Seven major travel brands failed to give full answers about consumer protection when mystery shopped by Which? Travel magazine.
Spain-based OTA eDreams could only answer a third of the questions correctly. It told a researcher a holiday bought would be Atol-protected despite the company’s Atol having expired three months before the call. EDreams now offers financial protection from a Spanish scheme.
Ryanair answered two-thirds of the questions wrongly. One staff member was unable to tell Which? what a package was, claiming “because the hotel was provided by a third party, it doesn’t count as a package”. However, the “third party” the hotel was booked through was Ryanair Rooms, and the flight and hotel were part of the same transaction.
Which? surveyed seven companies, with Trailfinders coming top of the list, answering 12 of 15 questions correctly. Below it, Expedia scored 11 correct answers, with British Airways Holidays, Lastminute.com and Travel Republic all managing eight correct answers.
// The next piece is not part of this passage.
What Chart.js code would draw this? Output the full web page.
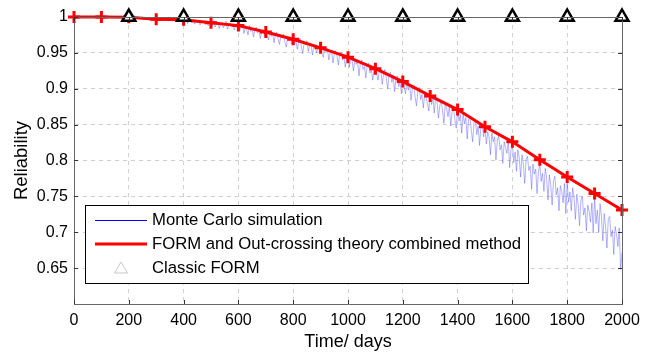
<!DOCTYPE html>
<html>
<head>
<meta charset="utf-8">
<script src="https://cdn.jsdelivr.net/npm/chart.js@4"></script>
<style>
  html, body { margin: 0; padding: 0; background: #fff; }
  #wrap { width: 654px; height: 354px; }
</style>
</head>
<body>
<div id="wrap"><canvas id="chart" width="654" height="354"></canvas></div>
<script>
// Monte Carlo simulation
const mcDays = [
  0,50,100,150,200,250,
  300,305,310,315,320,325,330,335,340,345,350,355,360,365,370,375,380,385,390,395,
  400,405,410,415,420,425,430,435,440,445,450,455,460,465,470,475,480,485,490,495,
  500,505,510,515,520,525,530,535,540,545,550,555,560,565,570,575,580,585,590,595,
  600,605,610,615,620,625,630,635,640,645,650,655,660,665,670,675,680,685,690,695,
  700,705,710,715,720,725,730,735,740,745,750,755,760,765,770,775,780,785,790,795,
  800,805,810,815,820,825,830,835,840,845,850,855,860,865,870,875,880,885,890,895,
  900,905,910,915,920,925,930,935,940,945,950,955,960,965,970,975,980,985,990,995,
  1000,1005,1010,1015,1020,1025,1030,1035,1040,1045,1050,1055,1060,1065,1070,1075,1080,1085,1090,1095,
  1100,1105,1110,1115,1120,1125,1130,1135,1140,1145,1150,1155,1160,1165,1170,1175,1180,1185,1190,1195,
  1200,1205,1210,1215,1220,1225,1230,1235,1240,1245,1250,1255,1260,1265,1270,1275,1280,1285,1290,1295,
  1300,1305,1310,1315,1320,1325,1330,1335,1340,1345,1350,1355,1360,1365,1370,1375,1380,1385,1390,1395,
  1400,1405,1410,1415,1420,1425,1430,1435,1440,1445,1450,1455,1460,1465,1470,1475,1480,1485,1490,1495,
  1500,1505,1510,1515,1520,1525,1530,1535,1540,1545,1550,1555,1560,1565,1570,1575,1580,1585,1590,1595,
  1600,1605,1610,1615,1620,1625,1630,1635,1640,1645,1650,1655,1660,1665,1670,1675,1680,1685,1690,1695,
  1700,1705,1710,1715,1720,1725,1730,1735,1740,1745,1750,1755,1760,1765,1770,1775,1780,1785,1790,1795,
  1800,1805,1810,1815,1820,1825,1830,1835,1840,1845,1850,1855,1860,1865,1870,1875,1880,1885,1890,1895,
  1900,1905,1910,1915,1920,1925,1930,1935,1940,1945,1950,1955,1960,1965,1970,1975,1980,1985,1990,1995,
  2000
];
const mcReliability = [
  1, 1, 1, 0.9995, 0.999, 0.9985,
  .999,.997,.998,.996,.999,.997,.995,.998,.997,.999,.996,.998,.995,.997,.998,.994,.997,.996,.998,.995,
  .997,.993,.996,.991,.995,.997,.992,.994,.990,.996,.993,.995,.989,.994,.992,.995,.990,.993,.988,.992,
  .994,.988,.995,.986,.991,.993,.984,.990,.992,.985,.989,.994,.983,.988,.991,.986,.990,.982,.987,.985,
  .990,.981,.986,.989,.977,.985,.983,.975,.988,.980,.984,.972,.982,.986,.978,.981,.970,.979,.983,.974,
  .982,.975,.968,.980,.973,.977,.964,.975,.979,.969,.962,.974,.971,.976,.965,.958,.972,.968,.970,.962,
  .973,.962,.968,.955,.966,.970,.958,.949,.965,.961,.967,.952,.960,.963,.947,.958,.962,.950,.955,.959,
  .961,.949,.944,.958,.952,.956,.940,.950,.954,.936,.948,.953,.945,.933,.949,.951,.940,.946,.930,.943,
  .948,.930,.944,.939,.925,.942,.934,.938,.918,.935,.940,.927,.931,.915,.933,.936,.922,.928,.912,.926,
  .933,.920,.912,.929,.924,.906,.922,.927,.914,.900,.920,.923,.909,.916,.896,.914,.918,.903,.910,.893,
  .916,.902,.893,.911,.898,.906,.884,.900,.905,.888,.876,.897,.902,.885,.892,.873,.893,.887,.880,.869,
  .894,.878,.887,.866,.889,.882,.859,.876,.884,.869,.852,.879,.873,.861,.876,.848,.868,.872,.857,.845,
  .872,.855,.864,.838,.866,.851,.860,.830,.857,.862,.842,.826,.853,.857,.836,.848,.821,.846,.850,.833,
  .846,.823,.840,.832,.808,.838,.826,.833,.801,.829,.834,.815,.822,.796,.826,.818,.810,.828,.790,.815,
  .822,.797,.812,.785,.815,.804,.777,.808,.795,.768,.801,.806,.786,.792,.760,.795,.781,.788,.754,.784,
  .796,.771,.782,.757,.789,.775,.745,.780,.766,.738,.772,.778,.752,.762,.730,.765,.757,.741,.768,.726,
  .770,.742,.756,.730,.762,.748,.718,.753,.739,.709,.745,.750,.724,.734,.702,.738,.729,.714,.741,.699,
  .748,.712,.731,.700,.740,.722,.688,.726,.709,.678,.719,.722,.694,.703,.669,.708,.697,.680,.706,.648,
  .672
];

// FORM and Out-crossing theory combined method
const formDays = [0,100,200,300,400,500,600,700,800,900,1000,1100,1200,1300,1400,1500,1600,1700,1800,1900,2000];
const formReliability = [1.0,1.0,0.9995,0.997,0.996,0.992,0.988,0.979,0.969,0.957,0.944,0.928,0.910,0.890,0.871,0.847,0.826,0.801,0.777,0.754,0.731];

// Classic FORM
const classicDays = [200,400,600,800,1000,1200,1400,1600,1800,2000];
const classicReliability = [1,1,1,1,1,1,1,1,1,1];

const xTicks = [0,200,400,600,800,1000,1200,1400,1600,1800,2000];
const yTicks = [0.65,0.7,0.75,0.8,0.85,0.9,0.95,1];

const FONT = "'Liberation Sans', Arial, Helvetica, sans-serif";
const toPoints = (xs, ys) => xs.map((x, i) => ({ x: x, y: ys[i] }));

// box, inward ticks and in-plot legend
const frame = {
  id: "frame",
  afterDraw(chart) {
    const { ctx, chartArea: a, scales } = chart;
    ctx.save();
    ctx.strokeStyle = "#666";
    ctx.lineWidth = 1;
    ctx.beginPath();
    ctx.moveTo(a.left, a.top + 0.5);
    ctx.lineTo(a.right + 0.5, a.top + 0.5);
    ctx.lineTo(a.right + 0.5, a.bottom);
    ctx.stroke();

    ctx.strokeStyle = "#333";
    ctx.beginPath();
    xTicks.forEach(v => {
      const px = Math.round(scales.x.getPixelForValue(v)) + 0.5;
      ctx.moveTo(px, a.bottom); ctx.lineTo(px, a.bottom - 4);
      ctx.moveTo(px, a.top); ctx.lineTo(px, a.top + 4);
    });
    yTicks.forEach(v => {
      const py = Math.round(scales.y.getPixelForValue(v)) + 0.5;
      ctx.moveTo(a.left, py); ctx.lineTo(a.left + 4, py);
      ctx.moveTo(a.right, py); ctx.lineTo(a.right - 4, py);
    });
    ctx.stroke();

    // legend
    const bx = 85.5, by = 205.5, bw = 443, bh = 78;
    ctx.fillStyle = "#fff";
    ctx.fillRect(bx, by, bw, bh);
    ctx.strokeStyle = "#000";
    ctx.lineWidth = 1;
    ctx.strokeRect(bx, by, bw, bh);

    const rows = [220, 244, 268];
    ctx.strokeStyle = "#0000ff";
    ctx.lineWidth = 1;
    ctx.beginPath(); ctx.moveTo(95, rows[0] + 0.5); ctx.lineTo(147, rows[0] + 0.5); ctx.stroke();
    ctx.strokeStyle = "#ff0000";
    ctx.lineWidth = 3;
    ctx.beginPath(); ctx.moveTo(95, rows[1]); ctx.lineTo(147, rows[1]); ctx.stroke();
    ctx.strokeStyle = "#c8c8c8";
    ctx.lineWidth = 1;
    ctx.beginPath();
    ctx.moveTo(121, rows[2] - 6); ctx.lineTo(127.5, rows[2] + 5); ctx.lineTo(114.5, rows[2] + 5); ctx.closePath();
    ctx.stroke();

    ctx.fillStyle = "#000";
    ctx.font = "16.7px " + FONT;
    ctx.textBaseline = "middle";
    ctx.textAlign = "left";
    chart.data.datasets.forEach((ds, i) => ctx.fillText(ds.label, 152, rows[i]));
    ctx.restore();
  }
};

new Chart(document.getElementById("chart"), {
  type: "line",
  data: {
    datasets: [
      {
        label: "Monte Carlo simulation",
        data: toPoints(mcDays, mcReliability),
        borderColor: "rgba(80,80,255,0.55)",
        borderWidth: 0.8,
        pointRadius: 0,
        order: 3
      },
      {
        label: "FORM and Out-crossing theory combined method",
        data: toPoints(formDays, formReliability),
        borderColor: "#ff0000",
        backgroundColor: "#ff0000",
        borderWidth: 3,
        pointStyle: "cross",
        pointRadius: 6,
        pointBorderWidth: 3,
        order: 2
      },
      {
        label: "Classic FORM",
        data: toPoints(classicDays, classicReliability),
        showLine: false,
        pointStyle: "triangle",
        pointRadius: 7.5,
        pointBorderWidth: 2.5,
        pointBorderColor: "#000",
        pointBackgroundColor: "#fff",
        order: 1
      }
    ]
  },
  options: {
    responsive: false,
    animation: false,
    clip: false,
    layout: { padding: { top: 17, right: 32, left: 0, bottom: 0 } },
    plugins: { legend: { display: false }, tooltip: { enabled: false } },
    scales: {
      x: {
        type: "linear",
        min: 0, max: 2000,
        afterFit: s => { s.height = 50; },
        afterBuildTicks: s => { s.ticks = xTicks.map(v => ({ value: v })); },
        grid: { color: "#d0d0d0", drawTicks: false },
        border: { color: "#666", dash: [4, 4] },
        ticks: { color: "#000", padding: 7, font: { family: FONT, size: 16 }, maxRotation: 0, callback: v => String(v) },
        title: { display: true, text: "Time/ days", color: "#000", font: { family: FONT, size: 18 }, padding: { top: 0, bottom: 1 } }
      },
      y: {
        min: 0.6, max: 1,
        afterFit: s => { s.width = 74; },
        afterBuildTicks: s => { s.ticks = yTicks.map(v => ({ value: v })); },
        grid: { color: "#d0d0d0", drawTicks: false },
        border: { color: "#666", dash: [4, 4] },
        ticks: {
          color: "#000", padding: 6, font: { family: FONT, size: 16 },
          callback: v => String(Math.round(v * 100) / 100)
        },
        title: { display: true, text: "Reliability", color: "#000", font: { family: FONT, size: 18.5 }, padding: { top: 11, bottom: 0 } }
      }
    }
  },
  plugins: [frame]
});
</script>
</body>
</html>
Only Expedia agents were able to correctly define a Linked Travel Arrangement, but they failed to mention its limitations, with Which? warning: “There’s no cover if something goes wrong or your holiday is not as it was described in the brochure.”
Which? said ignorance of the rules meant firms “are putting travellers at risk of missing out on crucial holiday protections”.
EDreams told the magazine it would review its training materials and internal processes. Ryanair did not respond to requests for comment from Which? or TTG.
The magazine said: “The new Package Travel Regulations may be complicated, but the fact Trailfinders managed to get most of the answers right is proof that the advice given can be correct, and that other companies need to carry out urgent training.
"We’ve presented our findings to the Department for Business, Energy & Industrial Strategy, which is reviewing the regulations."
Which? has also shared the results with the CAA, urging it to take action against companies “that are regularly misleading people about how well their holiday is protected, including those claiming to have an Atol licence when they don’t”.